WHAT THE EXERCISE ASKS: Quote all of the data exactly as given. Skip every picture it contains.

DATA PROVIDED:
::::

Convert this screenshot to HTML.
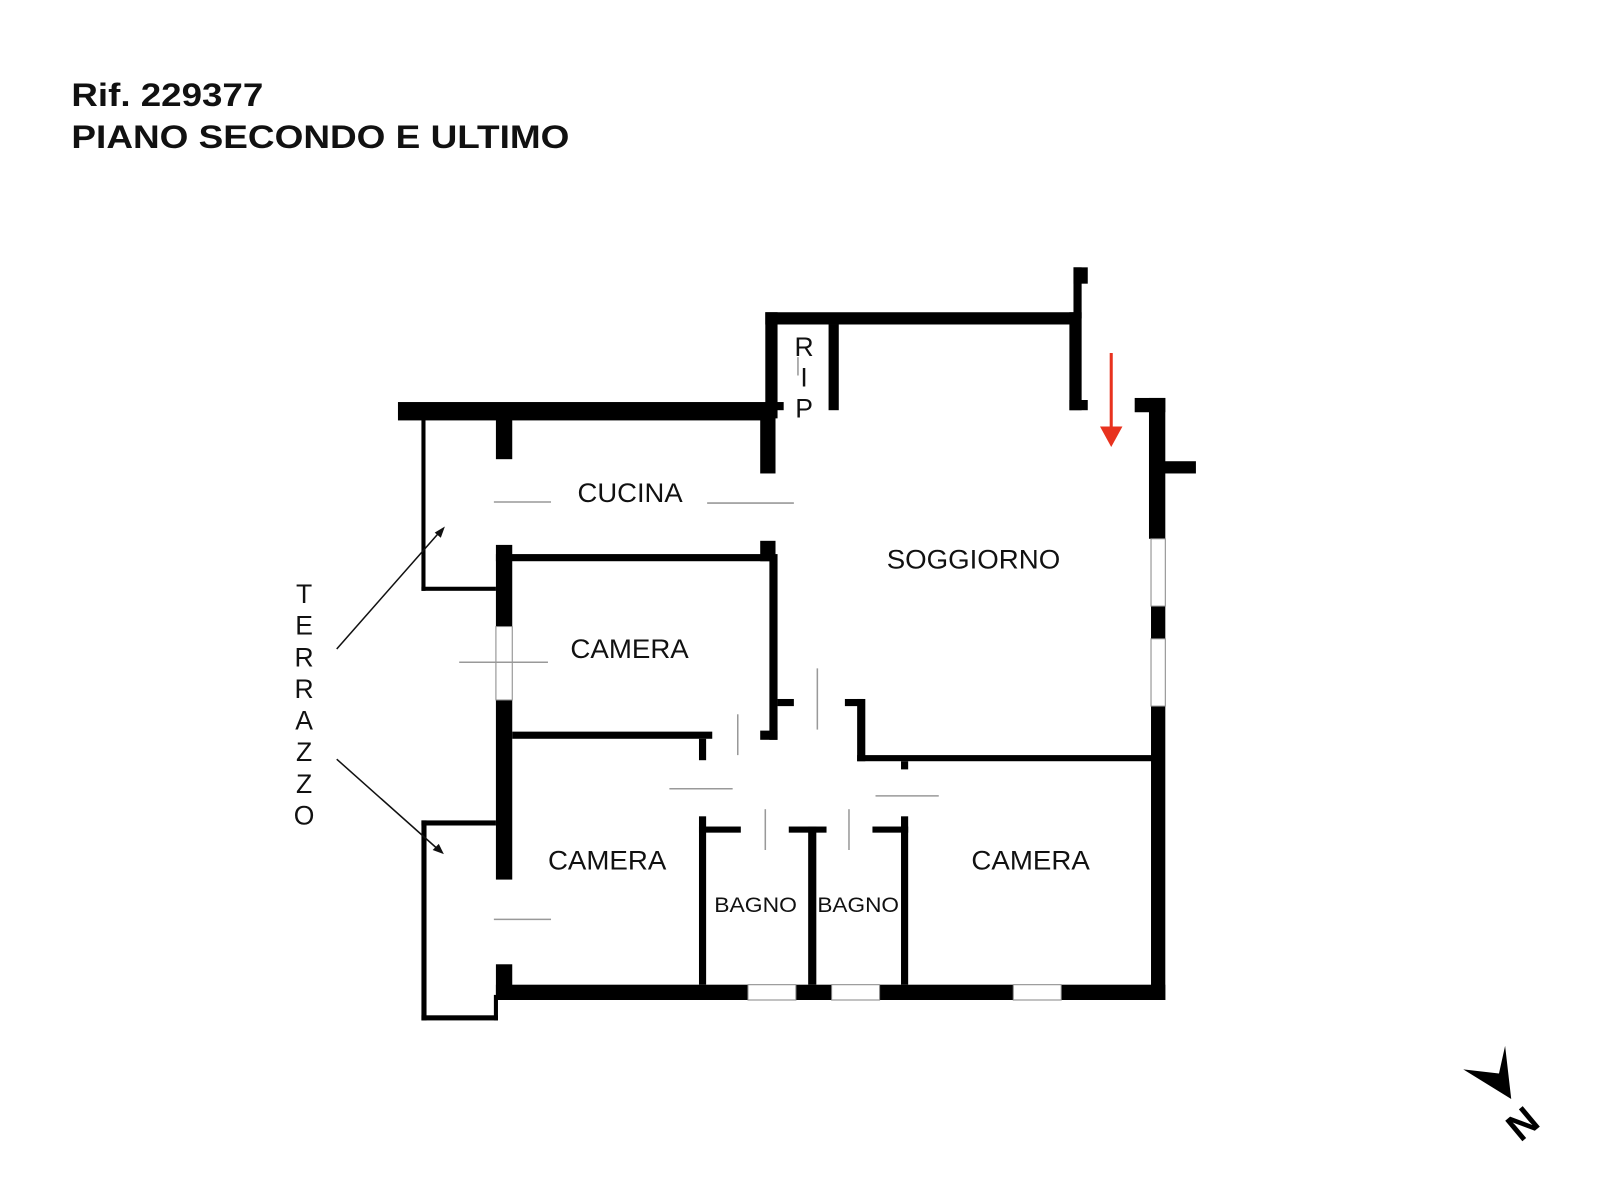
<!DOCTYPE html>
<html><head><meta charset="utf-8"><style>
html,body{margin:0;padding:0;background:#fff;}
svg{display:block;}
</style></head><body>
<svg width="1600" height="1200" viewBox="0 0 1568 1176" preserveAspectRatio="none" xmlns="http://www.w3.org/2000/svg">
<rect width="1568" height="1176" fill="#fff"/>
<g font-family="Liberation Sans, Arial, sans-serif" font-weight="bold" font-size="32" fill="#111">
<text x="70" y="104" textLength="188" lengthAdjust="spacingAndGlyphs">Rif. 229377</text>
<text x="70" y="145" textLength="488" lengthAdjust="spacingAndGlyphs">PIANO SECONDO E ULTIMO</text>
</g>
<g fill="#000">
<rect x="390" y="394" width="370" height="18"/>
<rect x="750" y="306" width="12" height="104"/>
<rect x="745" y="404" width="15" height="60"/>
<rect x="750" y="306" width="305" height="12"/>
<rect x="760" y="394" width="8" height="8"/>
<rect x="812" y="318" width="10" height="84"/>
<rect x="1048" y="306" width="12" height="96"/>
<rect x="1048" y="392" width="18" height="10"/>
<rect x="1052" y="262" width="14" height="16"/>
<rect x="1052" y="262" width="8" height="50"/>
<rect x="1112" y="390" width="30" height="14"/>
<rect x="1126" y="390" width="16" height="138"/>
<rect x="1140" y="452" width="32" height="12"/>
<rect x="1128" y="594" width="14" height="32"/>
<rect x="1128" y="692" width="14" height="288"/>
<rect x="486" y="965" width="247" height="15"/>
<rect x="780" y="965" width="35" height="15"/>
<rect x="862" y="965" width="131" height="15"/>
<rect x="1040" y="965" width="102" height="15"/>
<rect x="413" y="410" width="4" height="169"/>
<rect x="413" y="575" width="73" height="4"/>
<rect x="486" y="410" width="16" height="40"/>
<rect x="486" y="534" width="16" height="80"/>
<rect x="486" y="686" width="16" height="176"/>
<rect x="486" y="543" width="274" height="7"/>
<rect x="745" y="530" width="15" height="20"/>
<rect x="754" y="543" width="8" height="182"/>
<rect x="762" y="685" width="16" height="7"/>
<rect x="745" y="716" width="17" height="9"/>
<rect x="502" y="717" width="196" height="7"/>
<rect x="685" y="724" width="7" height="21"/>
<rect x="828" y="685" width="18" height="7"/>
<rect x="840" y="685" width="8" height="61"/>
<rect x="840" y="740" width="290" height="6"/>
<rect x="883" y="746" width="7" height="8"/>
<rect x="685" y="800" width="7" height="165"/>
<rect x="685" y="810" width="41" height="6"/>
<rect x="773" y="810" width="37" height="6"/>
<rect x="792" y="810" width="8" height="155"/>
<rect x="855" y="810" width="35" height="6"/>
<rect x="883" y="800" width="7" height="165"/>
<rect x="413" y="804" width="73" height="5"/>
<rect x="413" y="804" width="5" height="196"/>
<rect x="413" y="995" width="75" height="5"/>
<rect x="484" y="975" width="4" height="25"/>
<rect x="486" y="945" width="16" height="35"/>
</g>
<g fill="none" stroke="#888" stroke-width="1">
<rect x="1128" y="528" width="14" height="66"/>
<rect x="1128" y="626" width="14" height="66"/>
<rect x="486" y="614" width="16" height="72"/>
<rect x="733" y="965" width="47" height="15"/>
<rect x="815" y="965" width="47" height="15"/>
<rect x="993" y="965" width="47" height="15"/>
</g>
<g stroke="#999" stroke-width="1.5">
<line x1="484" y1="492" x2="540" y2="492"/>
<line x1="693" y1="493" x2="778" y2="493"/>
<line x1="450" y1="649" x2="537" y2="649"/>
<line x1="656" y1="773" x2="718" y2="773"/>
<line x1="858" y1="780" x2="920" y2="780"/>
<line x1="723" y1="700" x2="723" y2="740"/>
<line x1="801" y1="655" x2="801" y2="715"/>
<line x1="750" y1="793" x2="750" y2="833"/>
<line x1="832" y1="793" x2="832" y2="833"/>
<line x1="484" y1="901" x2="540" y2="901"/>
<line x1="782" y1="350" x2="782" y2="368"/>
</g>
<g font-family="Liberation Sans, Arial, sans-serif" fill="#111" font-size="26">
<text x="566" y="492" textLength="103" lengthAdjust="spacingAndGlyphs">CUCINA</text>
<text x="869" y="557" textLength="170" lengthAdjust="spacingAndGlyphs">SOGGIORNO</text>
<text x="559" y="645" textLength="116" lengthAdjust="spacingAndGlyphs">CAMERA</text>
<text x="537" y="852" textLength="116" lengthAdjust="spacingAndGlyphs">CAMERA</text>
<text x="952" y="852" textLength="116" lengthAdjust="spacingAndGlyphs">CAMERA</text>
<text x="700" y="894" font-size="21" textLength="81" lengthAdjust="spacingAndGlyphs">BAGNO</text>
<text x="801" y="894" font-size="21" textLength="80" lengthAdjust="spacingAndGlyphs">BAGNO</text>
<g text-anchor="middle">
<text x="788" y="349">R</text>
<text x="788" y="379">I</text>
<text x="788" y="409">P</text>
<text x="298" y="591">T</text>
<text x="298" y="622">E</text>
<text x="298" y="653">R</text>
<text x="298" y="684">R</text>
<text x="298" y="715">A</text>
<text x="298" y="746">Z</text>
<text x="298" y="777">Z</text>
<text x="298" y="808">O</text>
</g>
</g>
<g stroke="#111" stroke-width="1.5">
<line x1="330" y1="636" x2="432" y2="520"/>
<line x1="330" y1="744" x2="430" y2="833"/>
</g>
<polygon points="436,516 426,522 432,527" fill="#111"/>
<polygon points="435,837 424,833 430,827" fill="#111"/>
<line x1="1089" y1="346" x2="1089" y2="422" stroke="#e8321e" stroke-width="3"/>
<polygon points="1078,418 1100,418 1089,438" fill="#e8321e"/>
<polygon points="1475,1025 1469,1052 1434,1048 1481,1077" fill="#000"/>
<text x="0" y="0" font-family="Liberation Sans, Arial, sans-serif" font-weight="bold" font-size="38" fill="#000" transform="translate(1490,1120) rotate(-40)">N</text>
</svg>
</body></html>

::::

WRITTEN ANSWER:
Convert this screenshot to HTML.
<!DOCTYPE html>
<html><head><meta charset="utf-8"><style>
html,body{margin:0;padding:0;background:#fff;}
svg{display:block;}
</style></head><body>
<svg width="1600" height="1200" viewBox="0 0 1568 1176" preserveAspectRatio="none" xmlns="http://www.w3.org/2000/svg">
<rect width="1568" height="1176" fill="#fff"/>
<g font-family="Liberation Sans, Arial, sans-serif" font-weight="bold" font-size="32" fill="#111">
<text x="70" y="104" textLength="188" lengthAdjust="spacingAndGlyphs">Rif. 229377</text>
<text x="70" y="145" textLength="488" lengthAdjust="spacingAndGlyphs">PIANO SECONDO E ULTIMO</text>
</g>
<g fill="#000">
<rect x="390" y="394" width="370" height="18"/>
<rect x="750" y="306" width="12" height="104"/>
<rect x="745" y="404" width="15" height="60"/>
<rect x="750" y="306" width="305" height="12"/>
<rect x="760" y="394" width="8" height="8"/>
<rect x="812" y="318" width="10" height="84"/>
<rect x="1048" y="306" width="12" height="96"/>
<rect x="1048" y="392" width="18" height="10"/>
<rect x="1052" y="262" width="14" height="16"/>
<rect x="1052" y="262" width="8" height="50"/>
<rect x="1112" y="390" width="30" height="14"/>
<rect x="1126" y="390" width="16" height="138"/>
<rect x="1140" y="452" width="32" height="12"/>
<rect x="1128" y="594" width="14" height="32"/>
<rect x="1128" y="692" width="14" height="288"/>
<rect x="486" y="965" width="247" height="15"/>
<rect x="780" y="965" width="35" height="15"/>
<rect x="862" y="965" width="131" height="15"/>
<rect x="1040" y="965" width="102" height="15"/>
<rect x="413" y="410" width="4" height="169"/>
<rect x="413" y="575" width="73" height="4"/>
<rect x="486" y="410" width="16" height="40"/>
<rect x="486" y="534" width="16" height="80"/>
<rect x="486" y="686" width="16" height="176"/>
<rect x="486" y="543" width="274" height="7"/>
<rect x="745" y="530" width="15" height="20"/>
<rect x="754" y="543" width="8" height="182"/>
<rect x="762" y="685" width="16" height="7"/>
<rect x="745" y="716" width="17" height="9"/>
<rect x="502" y="717" width="196" height="7"/>
<rect x="685" y="724" width="7" height="21"/>
<rect x="828" y="685" width="18" height="7"/>
<rect x="840" y="685" width="8" height="61"/>
<rect x="840" y="740" width="290" height="6"/>
<rect x="883" y="746" width="7" height="8"/>
<rect x="685" y="800" width="7" height="165"/>
<rect x="685" y="810" width="41" height="6"/>
<rect x="773" y="810" width="37" height="6"/>
<rect x="792" y="810" width="8" height="155"/>
<rect x="855" y="810" width="35" height="6"/>
<rect x="883" y="800" width="7" height="165"/>
<rect x="413" y="804" width="73" height="5"/>
<rect x="413" y="804" width="5" height="196"/>
<rect x="413" y="995" width="75" height="5"/>
<rect x="484" y="975" width="4" height="25"/>
<rect x="486" y="945" width="16" height="35"/>
</g>
<g fill="none" stroke="#888" stroke-width="1">
<rect x="1128" y="528" width="14" height="66"/>
<rect x="1128" y="626" width="14" height="66"/>
<rect x="486" y="614" width="16" height="72"/>
<rect x="733" y="965" width="47" height="15"/>
<rect x="815" y="965" width="47" height="15"/>
<rect x="993" y="965" width="47" height="15"/>
</g>
<g stroke="#999" stroke-width="1.5">
<line x1="484" y1="492" x2="540" y2="492"/>
<line x1="693" y1="493" x2="778" y2="493"/>
<line x1="450" y1="649" x2="537" y2="649"/>
<line x1="656" y1="773" x2="718" y2="773"/>
<line x1="858" y1="780" x2="920" y2="780"/>
<line x1="723" y1="700" x2="723" y2="740"/>
<line x1="801" y1="655" x2="801" y2="715"/>
<line x1="750" y1="793" x2="750" y2="833"/>
<line x1="832" y1="793" x2="832" y2="833"/>
<line x1="484" y1="901" x2="540" y2="901"/>
<line x1="782" y1="350" x2="782" y2="368"/>
</g>
<g font-family="Liberation Sans, Arial, sans-serif" fill="#111" font-size="26">
<text x="566" y="492" textLength="103" lengthAdjust="spacingAndGlyphs">CUCINA</text>
<text x="869" y="557" textLength="170" lengthAdjust="spacingAndGlyphs">SOGGIORNO</text>
<text x="559" y="645" textLength="116" lengthAdjust="spacingAndGlyphs">CAMERA</text>
<text x="537" y="852" textLength="116" lengthAdjust="spacingAndGlyphs">CAMERA</text>
<text x="952" y="852" textLength="116" lengthAdjust="spacingAndGlyphs">CAMERA</text>
<text x="700" y="894" font-size="21" textLength="81" lengthAdjust="spacingAndGlyphs">BAGNO</text>
<text x="801" y="894" font-size="21" textLength="80" lengthAdjust="spacingAndGlyphs">BAGNO</text>
<g text-anchor="middle">
<text x="788" y="349">R</text>
<text x="788" y="379">I</text>
<text x="788" y="409">P</text>
<text x="298" y="591">T</text>
<text x="298" y="622">E</text>
<text x="298" y="653">R</text>
<text x="298" y="684">R</text>
<text x="298" y="715">A</text>
<text x="298" y="746">Z</text>
<text x="298" y="777">Z</text>
<text x="298" y="808">O</text>
</g>
</g>
<g stroke="#111" stroke-width="1.5">
<line x1="330" y1="636" x2="432" y2="520"/>
<line x1="330" y1="744" x2="430" y2="833"/>
</g>
<polygon points="436,516 426,522 432,527" fill="#111"/>
<polygon points="435,837 424,833 430,827" fill="#111"/>
<line x1="1089" y1="346" x2="1089" y2="422" stroke="#e8321e" stroke-width="3"/>
<polygon points="1078,418 1100,418 1089,438" fill="#e8321e"/>
<polygon points="1475,1025 1469,1052 1434,1048 1481,1077" fill="#000"/>
<text x="0" y="0" font-family="Liberation Sans, Arial, sans-serif" font-weight="bold" font-size="38" fill="#000" transform="translate(1490,1120) rotate(-40)">N</text>
</svg>
</body></html>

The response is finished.